Première monographie.
Un important mouvement de la production artistique contemporaine, qu'on pourrait qualifier d'anthropofuge, cherche à désaxer le regard pour l'inviter à voir, ou ressentir, un univers dont l'humanité est écartée, et même tout à fait exclue (citons entre autres Richard Long,
Pierre Huyghe et Raphael Siboni…). Cécile Beau est, parmi la nouvelle génération, une des figures incontournables de ce mouvement, et participe à la découverte d'autres réalités, d'autres échelles.
Outil de référence et de reconnaissance, la monographie
Aoriste, d'inspiration naturaliste, permet de retracer le parcours de l'artiste en mettant en cohérence les grandes tendances de son travail, à travers une sélection rigoureuse des œuvres et leurs éléments constitutifs – matières minérales et végétales brutes, liquides, ondes sonores ou lumineuses ayant subi de légères mutations.

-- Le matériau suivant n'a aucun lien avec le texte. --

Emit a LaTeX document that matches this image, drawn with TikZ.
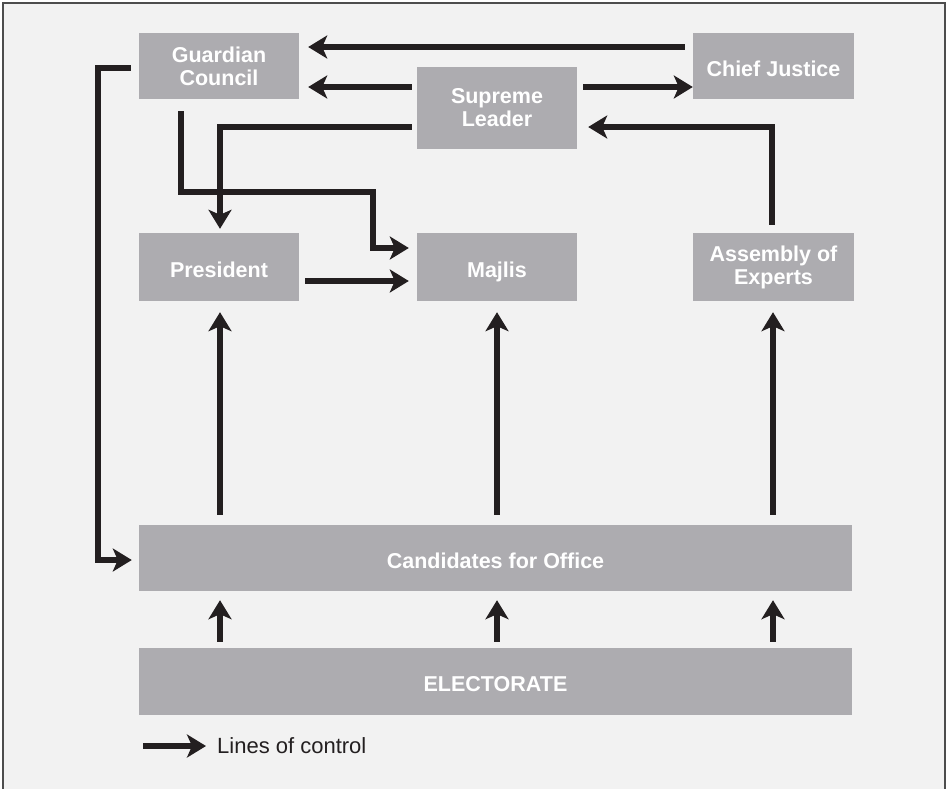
\documentclass[tikz,border=0pt]{standalone}
\usepackage{fontspec}
\setmainfont{Liberation Sans}
\usetikzlibrary{arrows.meta,calc}
\definecolor{bg}{HTML}{F2F2F2}
\definecolor{boxgray}{HTML}{ADACB0}
\definecolor{frame}{HTML}{4D4D4D}
\definecolor{ink}{HTML}{231F20}
\tikzset{
  govbox/.style={fill=boxgray, draw=none, text=white, align=center,
    font=\fontsize{21.5}{23}\selectfont\bfseries, inner sep=0pt},
  oneline/.style={text height=20pt, text depth=0pt},
  arr/.style={draw=ink, line width=5.5pt, line join=miter,
    -{Stealth[length=19pt,width=23pt,inset=5pt]}},
  legtext/.style={text=ink, font=\fontsize{22}{26}\selectfont, inner sep=0pt}
}
\begin{document}
\begin{tikzpicture}[x=1pt,y=-1pt]
\useasboundingbox (0,0) rectangle (947,788);
\fill[bg] (3,3) rectangle (945,800);
\draw[frame, line width=2pt] (3,800) -- (3,3) -- (945,3) -- (945,800);

\node[govbox, minimum width=160pt, minimum height=66pt] (gc) at (219,66) {Guardian\\Council};
\node[govbox, minimum width=160pt, minimum height=82pt] (sl) at (497,108) {Supreme\\Leader};
\node[govbox, oneline, minimum width=161pt, minimum height=66pt] (cj) at (773.5,66) {Chief Justice};
\node[govbox, oneline, minimum width=160pt, minimum height=68pt] (pres) at (219,267) {President};
\node[govbox, oneline, minimum width=160pt, minimum height=68pt] (maj) at (497,267) {Majlis};
\node[govbox, minimum width=161pt, minimum height=68pt] (aoe) at (773.5,267) {Assembly of\\Experts};
\node[govbox, oneline, minimum width=713pt, minimum height=66pt] (cand) at (495.5,558) {Candidates for Office};
\node[govbox, oneline, minimum width=713pt, minimum height=67pt] (elect) at (495.5,681.5) {ELECTORATE};

% top connectors
\draw[arr] ($(cj.west)+(-8,-19)$) -- ($(gc.east)+(9,-19)$);
\draw[arr] ($(sl.west)+(-5,-21)$) -- ($(gc.east)+(9,21)$);
\draw[arr] ($(sl.east)+(6,-21)$) -- ($(cj.west)+(0,21)$);
\draw[arr] ($(sl.west)+(-5,19)$) -| ($(pres.north)+(1,-4)$);
\draw[arr] ($(gc.south)+(-38,12)$) -- ++(0,81) -- ++(192,0) |- ($(maj.west)+(-8,-19)$);
\draw[arr] ($(pres.east)+(6,14)$) -- ($(maj.west)+(-8,14)$);
\draw[arr] ($(aoe.north)+(-1.5,-8)$) |- ($(sl.east)+(11,19)$);
\draw[arr] ($(gc.west)+(-8,2)$) -- ++(-33,0) |- ($(cand.west)+(-7,2)$);

% candidates to offices
\draw[arr] ($(cand.north -| pres.south)+(1,-10)$) -- ($(pres.south)+(1,11)$);
\draw[arr] ($(cand.north -| maj.south)+(0,-10)$) -- ($(maj.south)+(0,11)$);
\draw[arr] ($(cand.north -| aoe.south)+(-0.5,-10)$) -- ($(aoe.south)+(-0.5,11)$);

% electorate to candidates
\draw[arr] ($(elect.north -| pres.south)+(1,-6)$) -- ($(cand.south -| pres.south)+(1,9)$);
\draw[arr] ($(elect.north -| maj.south)+(0,-6)$) -- ($(cand.south -| maj.south)+(0,9)$);
\draw[arr] ($(elect.north -| aoe.south)+(-0.5,-6)$) -- ($(cand.south -| aoe.south)+(-0.5,9)$);

% legend
\node[legtext, anchor=west] (leg) at (217,746) {Lines of control};
\draw[arr] ($(leg.west)+(-74,0)$) -- ($(leg.west)+(-11,0)$);
\end{tikzpicture}
\end{document}
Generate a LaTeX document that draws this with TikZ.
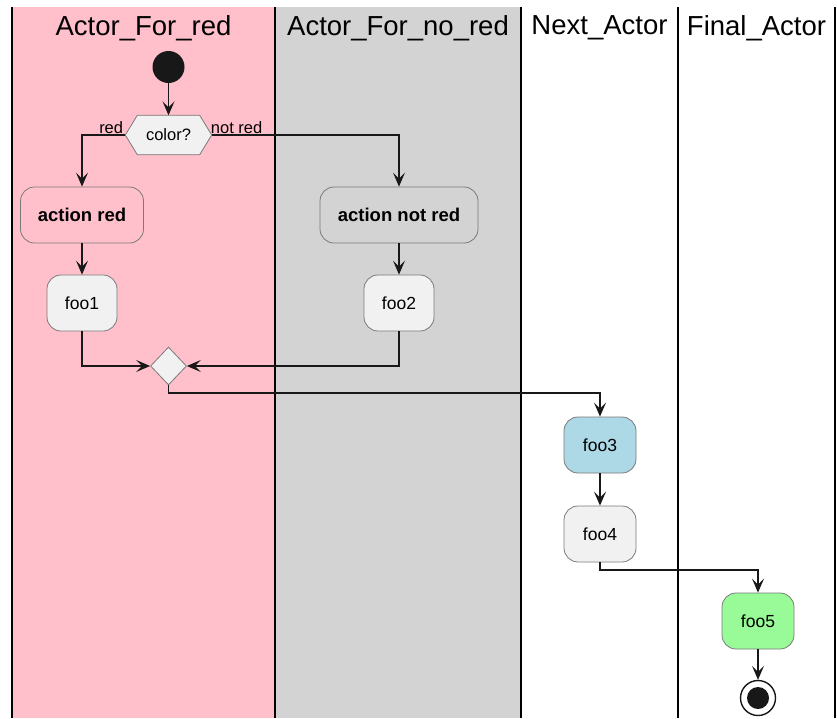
\documentclass[tikz,border=0pt]{standalone}
\usepackage{fontspec}
\setmainfont{Liberation Sans}
\usetikzlibrary{arrows.meta,shapes.geometric,calc}
\definecolor{lanepink}{HTML}{FFC0CB}
\definecolor{lanegray}{HTML}{D3D3D3}
\definecolor{nodefill}{HTML}{F1F1F1}
\definecolor{nodeborder}{HTML}{7A7A7A}
\definecolor{lblue}{HTML}{ADD8E6}
\definecolor{pgreen}{HTML}{98FB98}
\definecolor{ink}{HTML}{181818}
\begin{document}
\begin{tikzpicture}[x=1pt,y=-1pt,
  act/.style={draw=nodeborder, line width=0.8pt, rounded corners=14pt, fill=nodefill,
    minimum height=56pt, inner sep=0pt, font=\fontsize{17.5}{20}\selectfont},
  boldact/.style={act, font=\fontsize{18.5}{20}\selectfont\bfseries},
  flow/.style={draw=ink, line width=1.3pt, -{Stealth[length=14pt,width=12pt,inset=6pt]}},
  lanehead/.style={font=\fontsize{27.5}{30}\selectfont, text=black},
  guardlbl/.style={font=\fontsize{16.5}{18}\selectfont, inner sep=1pt},
  laneline/.style={draw=black, line width=1.6pt}
]
\useasboundingbox (0,0) rectangle (837,718);
\fill[white] (0,0) rectangle (837,718);
% lanes
\fill[lanepink] (12,7) rectangle (275,718);
\fill[lanegray] (275,7) rectangle (521,718);
\draw[laneline] (12,7) -- (12,718);
\draw[laneline] (275,7) -- (275,718);
\draw[laneline] (521,7) -- (521,718);
\draw[laneline] (678,7) -- (678,718);
\draw[laneline] (835,7) -- (835,718);
\node[lanehead] (h1) at (143.5,28) {Actor\_For\_red};
\node[lanehead] (h2) at (398,28) {Actor\_For\_no\_red};
\node[lanehead] (h3) at (599.5,28) {Next\_Actor};
\node[lanehead] (h4) at (756.5,28) {Final\_Actor};

% nodes
\node[circle, fill=ink, minimum size=32pt, inner sep=0pt] (start) at (168.5,67) {};
\node[minimum width=86pt, minimum height=39pt, inner sep=0pt,
      font=\fontsize{16.5}{18}\selectfont] (color) at (168.5,135) {color?};
\draw[draw=nodeborder, line width=0.8pt, fill=nodefill]
  (color.west) -- ($(color.north west)+(12,0)$) -- ($(color.north east)+(-12,0)$)
  -- (color.east) -- ($(color.south east)+(-12,0)$) -- ($(color.south west)+(12,0)$) -- cycle;
\node[font=\fontsize{16.5}{18}\selectfont] at (color) {color?};

\node[boldact, fill=lanepink, minimum width=123pt] (ared) at (82,215) {action red};
\node[boldact, fill=lanegray, minimum width=158pt] (anotred) at (399,215) {action not red};
\node[act, minimum width=70pt] (foo1) at (82,303) {foo1};
\node[act, minimum width=70pt] (foo2) at (399,303) {foo2};
\node[diamond, draw=nodeborder, line width=0.8pt, fill=nodefill, minimum width=36pt,
      minimum height=38pt, inner sep=0pt] (merge) at (168.5,366) {};
\node[act, fill=lblue, minimum width=72pt] (foo3) at (600,445) {foo3};
\node[act, minimum width=72pt] (foo4) at (600,534) {foo4};
\node[act, fill=pgreen, minimum width=72pt] (foo5) at (758,621) {foo5};
\node[circle, draw=ink, line width=1.4pt, fill=white, minimum size=35pt, inner sep=0pt] (end) at (758,698) {};
\fill[ink] (end.center) circle (11pt);

\coordinate (m1) at (168.5,393);
\coordinate (m2) at (600,570);

% connectors
\draw[flow] (start) -- (color.north);
\draw[flow] (color.west) -| (ared.north);
\draw[flow] (color.east) -| (anotred.north);
\node[guardlbl, anchor=south east] (lred) at ($(color.west)+(-1,0)$) {red};
\node[guardlbl, anchor=south west] (lnotred) at ($(color.east)+(-2,0)$) {not red};
\draw[flow] (ared) -- (foo1);
\draw[flow] (anotred) -- (foo2);
\draw[flow] (foo1.south) |- (merge.west);
\draw[flow] (foo2.south) |- (merge.east);
\draw[flow] (merge.south) -- (m1) -| (foo3.north);
\draw[flow] (foo3) -- (foo4);
\draw[flow] (foo4.south) -- (m2) -| (foo5.north);
\draw[flow] (foo5) -- (end);
\end{tikzpicture}
\end{document}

Pour accompagner cette sélection (2009-2021), cinq textes de Sally Bonn, Hadrien Reyre, Bertand Rigaux, Éric Suchère et
Thomas Schlesser ponctuent la monographie. Ces auteur.ice.s proposeront des approches hétérogènes en utilisant le contexte des pièces pour générer une déambulation théorique, fictive, ou sensorielle. Retour d'expédition, inventaire d'une zone singulière, il s'agit d'étudier ces spécimens et ces mécanismes potentiellement naturels. Navigant dans un état transitoire, ce « bestiaire » nous raconte une histoire qui n'est pas celle de l'humain, mais celle d'un substrat, d'une matière en soi.
Composé d'installations où le son, l'image et l'objet entretiennent des rapports étroits et multiples, le travail de Cécile Beau (née en 1978) s'intéresse aux phénomènes trop lents, trop lointains ou trop discrets pour l'échelle de temps humaine. Elle construit une œuvre minimale et sensorielle qui se saisit de la nature et du cosmos comme objet d'étude et de contemplation.
L'artiste déplace temps et espace, propose des territoires intermédiaires, des entre-deux toujours étranges, dépouillés de toute présence humaine. Elle fait intervenir végétaux et minéraux qu'elle mêle à des machineries illusionnistes pour recréer des phénomènes physiques spécifiques. Ceux-ci se voient « activés » dans des écosystèmes prenant la forme de paysages d'une poésie, souvent austères et énigmatiques, qu'elle fusionne en d'étranges hybrides naviguant dans un autre espace-temps… Ainsi il apparaît que l'artiste ne propose pas des scénarios préétablis mais lance des pistes où le spectateur peut se perdre à loisir.